過去の振り返りや正しい現状認識が、未来の意志につながる

奥田:そうですね。では最後に1つ、自分の意志を持つって非常に大事だなというところですね。私から言うと、OKRの導入などもしているのですが、実は特に大企業さんで難しさを感じています。

意志は未来に持つもので、それに向けてやっていこうということなんですが、これまでは言われたことをきちっとやることが良しとされていたのに、急に「(意志を)持て」と言われてもけっこう難しかったりします。

橋本:はい。

奥田:そこで大事になってくるのは、未来に対する意志の前に、過去に対して意味を見い出すことが大事なのではないかなと。

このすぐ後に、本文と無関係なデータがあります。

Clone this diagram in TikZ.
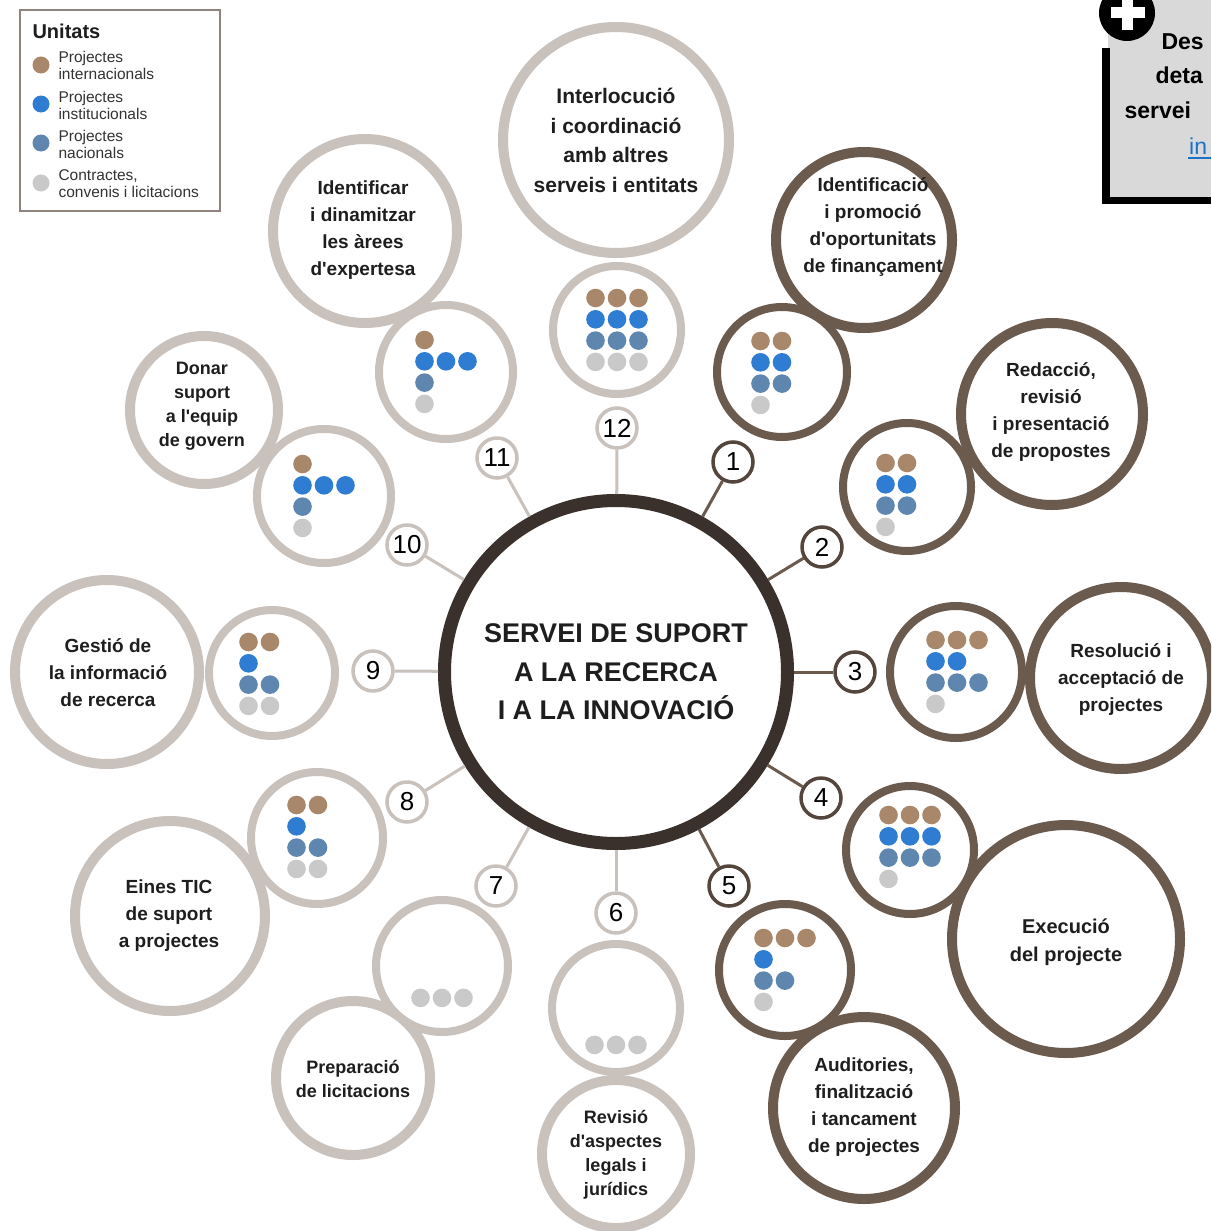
\documentclass[tikz,border=0pt]{standalone}
\usepackage{fontspec}
\setmainfont{Liberation Sans}[Ligatures=TeXOff]
\definecolor{darkring}{HTML}{3A312C}
\definecolor{brownring}{HTML}{6B5A4E}
\definecolor{greyring}{HTML}{C8C1BC}
\definecolor{badgebrown}{HTML}{54463D}
\definecolor{dotcol0}{HTML}{A8876A}
\definecolor{dotcol1}{HTML}{2E7DD2}
\definecolor{dotcol2}{HTML}{5E86AE}
\definecolor{dotcol3}{HTML}{C9C9C9}
\definecolor{legendline}{HTML}{8E847D}
\definecolor{boxgrey}{HTML}{D9D9D9}
\definecolor{linkblue}{HTML}{1A73C8}
\definecolor{txtcol}{HTML}{1E1E1E}
\newcommand\dotgrid[6]{%
  \foreach \n [count=\r from 0] in {#3,#4,#5,#6}{%
    \ifnum\n>0
      \foreach \c in {1,...,\n}{%
        \fill[dotcol\r] ({#1+(\c-2)*21.5},{#2-32+\r*21.3}) circle (9.3pt);
      }%
    \fi
  }%
}
\begin{document}
\begin{tikzpicture}[x=1pt,y=-1pt,
  ringg/.style={circle, draw=greyring, fill=white, inner sep=0pt},
  ringb/.style={circle, draw=brownring, fill=white, inner sep=0pt},
  bigw/.style={line width=10pt},
  dotw/.style={line width=8pt},
  badgeb/.style={circle, draw=badgebrown, fill=white, line width=3.5pt, minimum size=40pt, inner sep=0pt, font=\fontsize{26}{26}\selectfont},
  badgeg/.style={circle, draw=greyring, fill=white, line width=3.5pt, minimum size=40pt, inner sep=0pt, font=\fontsize{26}{26}\selectfont},
  txt/.style={align=center, text=txtcol, font=\bfseries\fontsize{19}{27}\selectfont},
  txts/.style={align=center, text=txtcol, font=\bfseries\fontsize{18}{24}\selectfont},
  conb/.style={draw=brownring, line width=3pt},
  cong/.style={draw=greyring, line width=3pt},
  legtxt/.style={anchor=west, align=left, text=black!80, font=\fontsize{15.5}{17}\selectfont},
  boxtxt/.style={anchor=base west, font=\bfseries\fontsize{23}{23}\selectfont}
]
\useasboundingbox (0,0) rectangle (1211,1231);
\clip (0,0) rectangle (1211,1231);
\fill[white] (0,0) rectangle (1211,1231);

% ---- label circles
\node[ringg,bigw,minimum size=226pt] (L12) at (616,140) {};
\node[ringb,bigw,minimum size=176pt] (L1) at (864,240) {};
\node[ringb,bigw,minimum size=182pt] (L2) at (1052,414) {};
\node[ringb,bigw,minimum size=182pt] (L3) at (1121,678) {};
\node[ringb,bigw,minimum size=228pt] (L4) at (1066,939) {};
\node[ringb,bigw,minimum size=182pt] (L5) at (864,1108) {};
\node[ringg,bigw,minimum size=148pt] (L6) at (616,1154) {};
\node[ringg,bigw,minimum size=154pt] (L7) at (353,1078) {};
\node[ringg,bigw,minimum size=190pt] (L8) at (170,916) {};
\node[ringg,bigw,minimum size=184pt] (L9) at (107,672) {};
\node[ringg,bigw,minimum size=148pt] (L10) at (204,410) {};
\node[ringg,bigw,minimum size=184pt] (L11) at (365,231) {};

% ---- dot circles
\node[ringg,dotw,minimum size=128pt] (D12) at (617,330) {};
\node[ringg,dotw,minimum size=134pt] (D11) at (446,372) {};
\node[ringb,dotw,minimum size=130pt] (D1) at (782,372) {};
\node[ringb,dotw,minimum size=128pt] (D2) at (907,487) {};
\node[ringb,dotw,minimum size=132pt] (D3) at (956,672) {};
\node[ringb,dotw,minimum size=128pt] (D4) at (910,850) {};
\node[ringb,dotw,minimum size=132pt] (D5) at (785,970) {};
\node[ringg,dotw,minimum size=128pt] (D6) at (616,1008) {};
\node[ringg,dotw,minimum size=132pt] (D7) at (442,966) {};
\node[ringg,dotw,minimum size=132pt] (D8) at (317,838) {};
\node[ringg,dotw,minimum size=126pt] (D9) at (272,673) {};
\node[ringg,dotw,minimum size=134pt] (D10) at (324,496) {};

% ---- dots
\dotgrid{617}{330}{3}{3}{3}{3}
\dotgrid{446}{372}{1}{3}{1}{1}
\dotgrid{782}{373}{2}{2}{2}{1}
\dotgrid{907}{495}{2}{2}{2}{1}
\dotgrid{957}{672}{3}{2}{3}{1}
\dotgrid{910}{847}{3}{3}{3}{1}
\dotgrid{785}{970}{3}{1}{2}{1}
\dotgrid{616}{1013}{0}{0}{0}{3}
\dotgrid{442}{966}{0}{0}{0}{3}
\dotgrid{318}{837}{2}{1}{2}{2}
\dotgrid{270}{674}{2}{1}{2}{2}
\dotgrid{324}{496}{1}{3}{1}{1}

% ---- centre
\node[circle, draw=darkring, fill=white, line width=13pt, minimum size=343pt, inner sep=0pt,
      align=center, text=txtcol, font=\bfseries\fontsize{27}{38.5}\selectfont] (C) at (616,672)
  {SERVEI DE SUPORT\\A LA RECERCA\\I A LA INNOVACI\'O};

% ---- badges
\node[badgeb] (b1) at (733,462) {1};
\node[badgeb] (b2) at (822,547) {2};
\node[badgeb] (b3) at (855,672) {3};
\node[badgeb] (b4) at (821,798) {4};
\node[badgeb] (b5) at (729,886) {5};
\node[badgeg] (b6) at (616,913) {6};
\node[badgeg] (b7) at (496,886) {7};
\node[badgeg] (b8) at (407,802) {8};
\node[badgeg] (b9) at (373,671) {9};
\node[badgeg] (b10) at (407,545) {10};
\node[badgeg] (b11) at (497,458) {11};
\node[badgeg] (b12) at (617,428) {12};

% ---- connectors
\foreach \i in {1,...,5}{\draw[conb] (C) -- (b\i);}
\foreach \i in {6,...,12}{\draw[cong] (C) -- (b\i);}

% ---- label texts
\node[txt, font=\bfseries\fontsize{21}{29.7}\selectfont] (t12) at (616,140.5) {Interlocuci\'o\\i coordinaci\'o\\amb altres\\serveis i entitats};
\node[txt] (t1) at (873,227.5) {Identificaci\'o\\i promoci\'o\\d'oportunitats\\de finan\c{c}ament};
\node[txt] (t2) at (1051,411.5) {Redacci\'o,\\revisi\'o\\i presentaci\'o\\de propostes};
\node[txt] (t3) at (1121,679) {Resoluci\'o i\\acceptaci\'o de\\projectes};
\node[txt, font=\bfseries\fontsize{20}{28}\selectfont] (t4) at (1066,942) {Execuci\'o\\del projecte};
\node[txt] (t5) at (864,1107.5) {Auditories,\\finalitzaci\'o\\i tancament\\de projectes};
\node[txts] (t6) at (616,1155) {Revisi\'o\\d'aspectes\\legals i\\jur\'idics};
\node[txts] (t7) at (353,1079) {Preparaci\'o\\de licitacions};
\node[txt] (t8) at (169,916) {Eines TIC\\de suport\\a projectes};
\node[txt] (t9) at (108,673) {Gesti\'o de\\la informaci\'o\\de recerca};
\node[txts] (t10) at (202,406) {Donar\\suport\\a l'equip\\de govern};
\node[txt] (t11) at (363,230.5) {Identificar\\i dinamitzar\\les \`arees\\d'expertesa};

% ---- legend
\draw[legendline, line width=2pt, fill=white] (20,10) rectangle (220,211);
\node[anchor=west, font=\bfseries\fontsize{20}{20}\selectfont, text=txtcol] (lt) at (29,31) {Unitats};
\fill[dotcol0] (41,65) circle (8.5pt);
\fill[dotcol1] (41,104) circle (8.5pt);
\fill[dotcol2] (41,143) circle (8.5pt);
\fill[dotcol3] (41,183) circle (8.5pt);
\node[legtxt] (l1) at (55,65.5) {Projectes\\internacionals};
\node[legtxt] (l2) at (55,105) {Projectes\\institucionals};
\node[legtxt] (l3) at (55,144) {Projectes\\nacionals};
\node[legtxt] (l4) at (55,183.5) {Contractes,\\convenis i licitacions};

% ---- top-right box
\fill[boxgrey] (1108,0) rectangle (1211,198);
\fill[black] (1102,48) rectangle (1110,204);
\fill[black] (1102,197) rectangle (1211,204);
\fill[black] (1127,13) circle (28pt);
\fill[white] (1110.5,7.5) rectangle (1144.5,18.5);
\fill[white] (1122,-4) rectangle (1133,30);
\node[boxtxt] (x1) at (1158,50) {Des};
\node[boxtxt] (x2) at (1152,84) {deta};
\node[boxtxt] (x3) at (1121,118) {servei};
\node[boxtxt, text=linkblue, font=\fontsize{23}{23}\selectfont, inner sep=1pt] (x4) at (1188,154) {in};
\draw[linkblue, line width=1.3pt] (1188,158) -- (1211,158);
\end{tikzpicture}
\end{document}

過去の反省とか、足りなかったことだけに目を向けるんじゃなくて、達成できたことや達成できなかったけどうれしかった部分を自分なりに解釈して、自分の言葉でしゃべっていく。

意味を見いだせると次の意志につながっていくのではないか、そういうことが非常に大事ではないかなと思っています。橋本さん、このあたりはいかがでしょう? 

橋本:いやぁ、もう奥田さんがおっしゃるとおりで。キャリア研修などで、よく「Willを持ちましょう」みたいな話がありますけど、本当にみんな持っていないというか、考えたことすらない人が多いので。「会社って言われたことをやる場所でしょ?」と思っている人がやはり多いんですよね。

これは「Hope」の希望の考え方なんですけども。「Optimism」の楽観性のところで、奥田さんがおっしゃったように、過去をまず振り返ってみたり現状を正しく認識するところをまずやってもらいたいなと思うんですよね。

何かというと、過去を振り返った時に、うまくいったことも失敗したことも含めて、「自分がコントロールできたことは何かな?」と客観的に分析していくと、「どうしようもないこともあったよね」とか。

「あっ、ここは次に活かせるよな。これはもしかしたら自分の経験の資産になっているんじゃないかな」というものを見いだせたり。現状に感謝することからも、自分の「あっ、自分はこれはすごくうれしかったな。こういう時があった時に喜びを感じるな」というところから、Willを持つきっかけになることもある。そんなサポートをしてもらうといいんじゃないかなと思いますね。

こまめな振り返りをした上で、意見や意志を出していく

奥田:ありがとうございます。もうおっしゃるとおりですよね。やはり振り返りが大事で、小まめな振り返りとしてウィンセッションというものがあります。うれしかったことをみんなで共有しましょうとかですね。

あとはチームの目標を立てる時も、KPT(Keep、Problem、Try)と言って、いいところと悪いところをみんなで出し合って、そこで次に何をやりたいかの意見を出し合いましょうと。そうやって振り返りをした上で、自分の意見や意志を出していく。

橋本:そうですね。

奥田:こういう繰り返しをしていただくのは非常に大事ではないかなと思っています。

橋本:まさしく、本当に未来につながる過去の振り返りですね(笑)。

奥田:そうですね。ではお時間になりましたので、橋本さん、今日はありがとうございました。

橋本:はい。もっといっぱい話したい気分ですけども、ありがとうございました(笑)。